■ Data extract ■
************
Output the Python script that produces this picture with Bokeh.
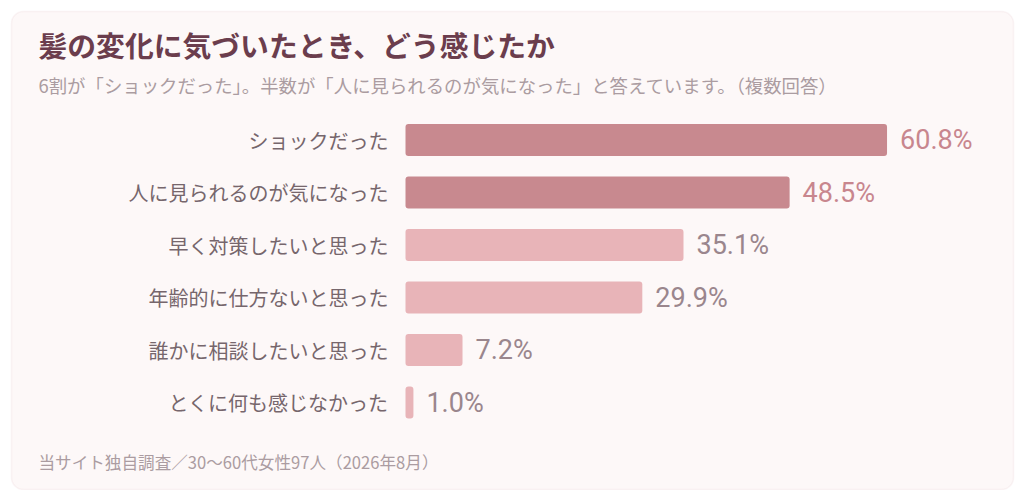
from bokeh.plotting import figure
from bokeh.models import Range1d, Label, BoxAnnotation, ColumnDataSource
from bokeh.core.properties import value
from bokeh.embed import file_html
from bokeh.resources import INLINE

title = "髪の変化に気づいたとき、どう感じたか"
subtitle = "6割が「ショックだった」。半数が「人に見られるのが気になった」と答えています。（複数回答）"
note = "当サイト独自調査／30〜60代女性97人（2026年8月）"

answers = ["ショックだった", "人に見られるのが気になった", "早く対策したいと思った",
           "年齢的に仕方ないと思った", "誰かに相談したいと思った", "とくに何も感じなかった"]
shares = [60.8, 48.5, 35.1, 29.9, 7.2, 1.0]

W, H = 1016, 490
SX = 7.92      # px per percent
SY = 52.5      # px per row
X0 = -405 / SX
Y0 = -139.5 / SY

bar_colors = ["#c8898f" if s > 40 else "#e8b4b8" for s in shares]
val_colors = ["#c8868e" if s > 40 else "#9a868d" for s in shares]

src = ColumnDataSource(dict(
    y=list(range(len(answers))),
    answer=answers,
    share=shares,
    label=[f"{s:.1f}%" for s in shares],
    bar_color=bar_colors,
    val_color=val_colors,
))

p = figure(width=W, height=H, output_backend="svg", toolbar_location=None,
           x_range=Range1d(X0, X0 + W / SX), y_range=Range1d(Y0 + H / SY, Y0),
           min_border=0, outline_line_color=None,
           background_fill_color="white", border_fill_color="white")
p.axis.visible = False
p.grid.visible = False

# card
p.add_layout(BoxAnnotation(left=X0 + 11 / SX, right=X0 + 1013 / SX,
                           top=Y0 + 11 / SY, bottom=Y0 + 489 / SY,
                           fill_color="#fdf8f8", fill_alpha=1,
                           line_color="#efdadf", line_width=1.5,
                           border_radius=12, level="underlay"))

p.hbar(y="y", left=0, right="share", height=0.61, source=src,
       fill_color="bar_color", line_color=None, border_radius=3)

p.text(x=0, y="y", text="answer", source=src, x_offset=-17,
       text_align="right", text_baseline="middle",
       text_font=value("Noto Sans CJK JP"), text_font_size="20px",
       text_color="#76666c")

p.text(x="share", y="y", text="label", source=src, x_offset=13,
       text_align="left", text_baseline="middle",
       text_font=value("Roboto"), text_font_size="27px",
       text_color="val_color")

p.add_layout(Label(x=38, y=H - 44, x_units="screen", y_units="screen", text=title,
                   text_font="Noto Sans CJK JP", text_font_style="bold",
                   text_font_size="28.8px", text_color="#6b3d4d",
                   text_baseline="middle"))
p.add_layout(Label(x=38, y=H - 84, x_units="screen", y_units="screen", text=subtitle,
                   text_font="Noto Sans CJK JP", text_font_size="18.4px",
                   text_color="#ab9ca1", text_baseline="middle"))
p.add_layout(Label(x=38, y=H - 461, x_units="screen", y_units="screen", text=note,
                   text_font="Noto Sans CJK JP", text_font_size="16.6px",
                   text_color="#ab9ca1", text_baseline="middle"))

open("out.html", "w").write(file_html(p, INLINE))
************
■ Work to be completed ■
Make an exact copy of all the material, but keep the pictures out of it.

■ Output for this exercise ■
Output the Python script that produces this picture with Bokeh.
from bokeh.plotting import figure
from bokeh.models import Range1d, Label, BoxAnnotation, ColumnDataSource
from bokeh.core.properties import value
from bokeh.embed import file_html
from bokeh.resources import INLINE

title = "髪の変化に気づいたとき、どう感じたか"
subtitle = "6割が「ショックだった」。半数が「人に見られるのが気になった」と答えています。（複数回答）"
note = "当サイト独自調査／30〜60代女性97人（2026年8月）"

answers = ["ショックだった", "人に見られるのが気になった", "早く対策したいと思った",
           "年齢的に仕方ないと思った", "誰かに相談したいと思った", "とくに何も感じなかった"]
shares = [60.8, 48.5, 35.1, 29.9, 7.2, 1.0]

W, H = 1016, 490
SX = 7.92      # px per percent
SY = 52.5      # px per row
X0 = -405 / SX
Y0 = -139.5 / SY

bar_colors = ["#c8898f" if s > 40 else "#e8b4b8" for s in shares]
val_colors = ["#c8868e" if s > 40 else "#9a868d" for s in shares]

src = ColumnDataSource(dict(
    y=list(range(len(answers))),
    answer=answers,
    share=shares,
    label=[f"{s:.1f}%" for s in shares],
    bar_color=bar_colors,
    val_color=val_colors,
))

p = figure(width=W, height=H, output_backend="svg", toolbar_location=None,
           x_range=Range1d(X0, X0 + W / SX), y_range=Range1d(Y0 + H / SY, Y0),
           min_border=0, outline_line_color=None,
           background_fill_color="white", border_fill_color="white")
p.axis.visible = False
p.grid.visible = False

# card
p.add_layout(BoxAnnotation(left=X0 + 11 / SX, right=X0 + 1013 / SX,
                           top=Y0 + 11 / SY, bottom=Y0 + 489 / SY,
                           fill_color="#fdf8f8", fill_alpha=1,
                           line_color="#efdadf", line_width=1.5,
                           border_radius=12, level="underlay"))

p.hbar(y="y", left=0, right="share", height=0.61, source=src,
       fill_color="bar_color", line_color=None, border_radius=3)

p.text(x=0, y="y", text="answer", source=src, x_offset=-17,
       text_align="right", text_baseline="middle",
       text_font=value("Noto Sans CJK JP"), text_font_size="20px",
       text_color="#76666c")

p.text(x="share", y="y", text="label", source=src, x_offset=13,
       text_align="left", text_baseline="middle",
       text_font=value("Roboto"), text_font_size="27px",
       text_color="val_color")

p.add_layout(Label(x=38, y=H - 44, x_units="screen", y_units="screen", text=title,
                   text_font="Noto Sans CJK JP", text_font_style="bold",
                   text_font_size="28.8px", text_color="#6b3d4d",
                   text_baseline="middle"))
p.add_layout(Label(x=38, y=H - 84, x_units="screen", y_units="screen", text=subtitle,
                   text_font="Noto Sans CJK JP", text_font_size="18.4px",
                   text_color="#ab9ca1", text_baseline="middle"))
p.add_layout(Label(x=38, y=H - 461, x_units="screen", y_units="screen", text=note,
                   text_font="Noto Sans CJK JP", text_font_size="16.6px",
                   text_color="#ab9ca1", text_baseline="middle"))

open("out.html", "w").write(file_html(p, INLINE))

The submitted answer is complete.